→ **Written instruction**
Below is a listing to transcribe in full and exactly; keep the pictures out.

____

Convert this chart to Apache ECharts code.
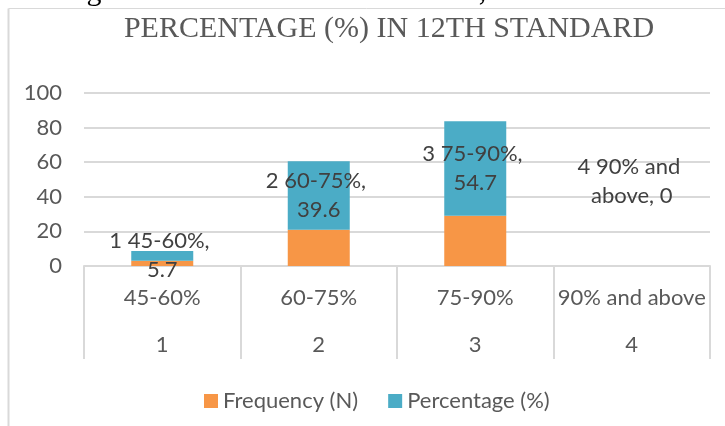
<!DOCTYPE html>
<html>
<head>
<meta charset="utf-8">
<script src="https://cdn.jsdelivr.net/npm/echarts@6/dist/echarts.min.js"></script>
<style>
  html, body { margin: 0; padding: 0; background: #fff; }
  #main { width: 725px; height: 426px; }
</style>
</head>
<body>
<div id="main"></div>
<script>
var myChart = echarts.init(document.getElementById('main'));

// data
var levelNo = ['1', '2', '3', '4'];
var categories = ['45-60%', '60-75%', '75-90%', '90% and above'];
var frequency = [3, 21, 29, 0];
var percentage = [5.7, 39.6, 54.7, 0];
var yTicks = [0, 20, 40, 60, 80, 100];

var textColor = '#595959';
var lineColor = '#D9D9D9';
var font = 'Lato';

var pctData = percentage.map(function (v, i) {
    var item = { value: v };
    if (v === 0) {
        // Excel puts the label of an empty bar up in the plot
        item.label = { offset: [0, -85] };
    }
    return item;
});

var option = {
    animation: false,
    title: {
        text: 'PERCENTAGE (%) IN 12TH STANDARD',
        left: 389,
        textAlign: 'center',
        top: 14,
        padding: 0,
        textStyle: {
            fontFamily: 'Liberation Serif',
            fontWeight: 'normal',
            fontSize: 30,
            color: textColor
        }
    },
    graphic: [
        {
            // cut-off line of the surrounding document
            type: 'text',
            x: -1,
            y: 7,
            style: {
                text: 'ove diagram shows that 65% are female, whereas 35% a',
                font: '30px "Liberation Serif"',
                fill: '#000',
                verticalAlign: 'bottom'
            }
        },
        {
            type: 'line',
            shape: { x1: 8.5, y1: 8.5, x2: 725, y2: 8.5 },
            style: { stroke: lineColor, lineWidth: 1 }
        },
        {
            type: 'line',
            shape: { x1: 8.5, y1: 8.5, x2: 8.5, y2: 426 },
            style: { stroke: lineColor, lineWidth: 2 }
        }
    ],
    legend: {
        left: 199,
        top: 385,
        icon: 'rect',
        itemWidth: 14,
        itemHeight: 14,
        itemGap: 30,
        textStyle: { fontFamily: font, fontSize: 22, color: textColor },
        data: ['Frequency (N)', 'Percentage (%)']
    },
    grid: {
        left: 84,
        right: 15,
        top: 93,
        bottom: 160
    },
    xAxis: {
        type: 'category',
        data: categories,
        axisLine: { show: true, lineStyle: { color: lineColor, width: 2 } },
        axisTick: {
            show: true,
            length: 93,
            interval: 0,
            lineStyle: { color: lineColor, width: 2 }
        },
        axisLabel: {
            interval: 0,
            margin: 8,
            fontFamily: font,
            fontSize: 22,
            lineHeight: 47,
            color: textColor,
            formatter: function (value, idx) {
                return value + '\n' + levelNo[idx];
            }
        }
    },
    yAxis: {
        type: 'value',
        min: yTicks[0],
        max: yTicks[yTicks.length - 1],
        interval: 20,
        axisLine: { show: false },
        axisTick: { show: false },
        splitLine: { lineStyle: { color: lineColor, width: 2 } },
        axisLabel: {
            margin: 22,
            fontFamily: font,
            fontSize: 22,
            color: textColor
        }
    },
    series: [
        {
            name: 'Frequency (N)',
            type: 'bar',
            stack: 'total',
            barWidth: 62,
            itemStyle: { color: '#F79646' },
            data: frequency
        },
        {
            name: 'Percentage (%)',
            type: 'bar',
            stack: 'total',
            barWidth: 62,
            itemStyle: { color: '#4BACC6' },
            label: {
                show: true,
                position: 'inside',
                fontFamily: font,
                fontSize: 22,
                lineHeight: 29,
                color: '#404040',
                width: 118,
                overflow: 'break',
                align: 'center',
                formatter: function (p) {
                    return levelNo[p.dataIndex] + ' ' + p.name + ', ' + p.value;
                }
            },
            data: pctData
        }
    ]
};

myChart.setOption(option);
</script>
</body>
</html>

____

→ **Exercise output**
Convert this chart to Apache ECharts code.
<!DOCTYPE html>
<html>
<head>
<meta charset="utf-8">
<script src="https://cdn.jsdelivr.net/npm/echarts@6/dist/echarts.min.js"></script>
<style>
  html, body { margin: 0; padding: 0; background: #fff; }
  #main { width: 725px; height: 426px; }
</style>
</head>
<body>
<div id="main"></div>
<script>
var myChart = echarts.init(document.getElementById('main'));

// data
var levelNo = ['1', '2', '3', '4'];
var categories = ['45-60%', '60-75%', '75-90%', '90% and above'];
var frequency = [3, 21, 29, 0];
var percentage = [5.7, 39.6, 54.7, 0];
var yTicks = [0, 20, 40, 60, 80, 100];

var textColor = '#595959';
var lineColor = '#D9D9D9';
var font = 'Lato';

var pctData = percentage.map(function (v, i) {
    var item = { value: v };
    if (v === 0) {
        // Excel puts the label of an empty bar up in the plot
        item.label = { offset: [0, -85] };
    }
    return item;
});

var option = {
    animation: false,
    title: {
        text: 'PERCENTAGE (%) IN 12TH STANDARD',
        left: 389,
        textAlign: 'center',
        top: 14,
        padding: 0,
        textStyle: {
            fontFamily: 'Liberation Serif',
            fontWeight: 'normal',
            fontSize: 30,
            color: textColor
        }
    },
    graphic: [
        {
            // cut-off line of the surrounding document
            type: 'text',
            x: -1,
            y: 7,
            style: {
                text: 'ove diagram shows that 65% are female, whereas 35% a',
                font: '30px "Liberation Serif"',
                fill: '#000',
                verticalAlign: 'bottom'
            }
        },
        {
            type: 'line',
            shape: { x1: 8.5, y1: 8.5, x2: 725, y2: 8.5 },
            style: { stroke: lineColor, lineWidth: 1 }
        },
        {
            type: 'line',
            shape: { x1: 8.5, y1: 8.5, x2: 8.5, y2: 426 },
            style: { stroke: lineColor, lineWidth: 2 }
        }
    ],
    legend: {
        left: 199,
        top: 385,
        icon: 'rect',
        itemWidth: 14,
        itemHeight: 14,
        itemGap: 30,
        textStyle: { fontFamily: font, fontSize: 22, color: textColor },
        data: ['Frequency (N)', 'Percentage (%)']
    },
    grid: {
        left: 84,
        right: 15,
        top: 93,
        bottom: 160
    },
    xAxis: {
        type: 'category',
        data: categories,
        axisLine: { show: true, lineStyle: { color: lineColor, width: 2 } },
        axisTick: {
            show: true,
            length: 93,
            interval: 0,
            lineStyle: { color: lineColor, width: 2 }
        },
        axisLabel: {
            interval: 0,
            margin: 8,
            fontFamily: font,
            fontSize: 22,
            lineHeight: 47,
            color: textColor,
            formatter: function (value, idx) {
                return value + '\n' + levelNo[idx];
            }
        }
    },
    yAxis: {
        type: 'value',
        min: yTicks[0],
        max: yTicks[yTicks.length - 1],
        interval: 20,
        axisLine: { show: false },
        axisTick: { show: false },
        splitLine: { lineStyle: { color: lineColor, width: 2 } },
        axisLabel: {
            margin: 22,
            fontFamily: font,
            fontSize: 22,
            color: textColor
        }
    },
    series: [
        {
            name: 'Frequency (N)',
            type: 'bar',
            stack: 'total',
            barWidth: 62,
            itemStyle: { color: '#F79646' },
            data: frequency
        },
        {
            name: 'Percentage (%)',
            type: 'bar',
            stack: 'total',
            barWidth: 62,
            itemStyle: { color: '#4BACC6' },
            label: {
                show: true,
                position: 'inside',
                fontFamily: font,
                fontSize: 22,
                lineHeight: 29,
                color: '#404040',
                width: 118,
                overflow: 'break',
                align: 'center',
                formatter: function (p) {
                    return levelNo[p.dataIndex] + ' ' + p.name + ', ' + p.value;
                }
            },
            data: pctData
        }
    ]
};

myChart.setOption(option);
</script>
</body>
</html>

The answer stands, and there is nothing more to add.